The tidying up takes longer than expected, because I get cornered by the schoolmaster, who’s dug out one of Laurens van der Post’s turgid tomes. This leads us into a fascinating if somewhat one-sided discussion as to whether the theories of Madam Blavatsky can be reconciled with Rudolf Steiner’s Theosophy of the Rosicrucians, this knotty problem served with a side order of Sir James Frazer and a dollop of Radakrishnan’s Indian Philosophy. And yes – I have actually ploughed through all these, but not lately, and never again please God, so that after five minutes of this intellectual stodge my eyes are glazing over and my recall module is in overload. I’m sure the guy on the fruit and veg stall doesn’t have these problems. Although knowing Mr Chips here, he probably gets inveigled into debates on the implications of EC regulations for the straightness or otherwise of cucumbers, the social dilemmas caused by recent advances on the hybrid tomato front, and whether avocados have souls.

I escape, because somebody down the other end of the stall needs my attention, and on the way I gather up the books left on the stall by the couple who’d disappeared earlier. I don’t know why, but I didn’t re-display them, I put them round the back of the stall out of sight.

Then I bribe Steph to nip down to the caff for refills all round.
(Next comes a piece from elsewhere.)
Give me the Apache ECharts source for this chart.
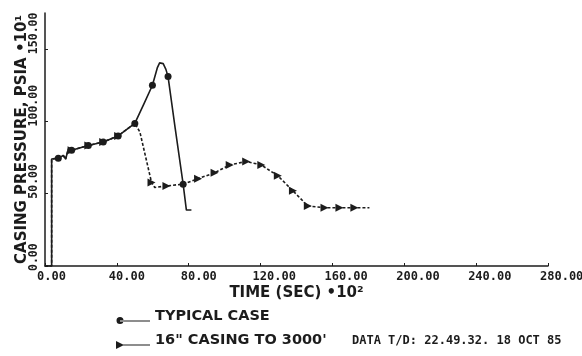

This costs me a cuppa, a Danish and five minutes looking after her stall, but I don’t mind. We do it turn and turn about. Market folk are great like that – we all babysit for each other when the occasion demands it.

So I’m standing with my back to my stall, watching hers - her stock poses more of a security risk than mine, when out of the corner of my eye I notice the male half of the couple who’d done a runner. He was almost frantically searching along the length of my stall, and it wasn’t difficult to guess what he was looking for. I turned round and held up the hidden books.

“Looking for these, by any chance”.?

The relief on his face was palpable. “Thank God for that.” He grinned at me. “I thought you’d sold them, and She-Who-Must-Be-Indulged has finally made up her mind she wants ‘em. It’d have been Cold Tongue Pie at home for a week, if you had.”

Funny – she hadn’t looked that fierce. I lied a little, but only a little.

“I knew you’d be back, somehow, so I put them aside. All part of the service. That’ll be fourteen pounds fifty.” He paid up like a lamb, grinned conspiratorially at me again, and went merrily on his daily round, a happy bunny.

Oops – Bore Alert! I see my schoolmaster approaching. Evasive action needed. Quick! Where’s my mobile? I grab it, and fake what is going to be a long drawn out call, interjecting “really”s and “I see”s and suchlike into the dead instrument. He shows me a couple of books, including the van der Post, I raise 4 fingers, he gives me £4 in coin, I hand him a carrier bag, he packs his purchases into it, we wave at each other – I break off my imaginary conversation long enough to mouth “ thanks - see you next week” at him, and that’s that. Another crisis averted.

And so it goes on. By the end of the day I’ll have taken a fair bit, three-quarters of which is profit. But this is hardly Easy Street – if I take into account expenses, and the time spent buying, loading, sorting, pricing, driving to the market and back, and so on, I’m probably on less than a fiver an hour. Or looking it another way, something like a couple of quid per box per journey into and out of the van.

These days, thanks to the Internet, life is easier, especially on my elderly back, but somehow it’s nothing like as much fun. It was a tough old life, selling books in the market, but I miss it, in a funny sort of way.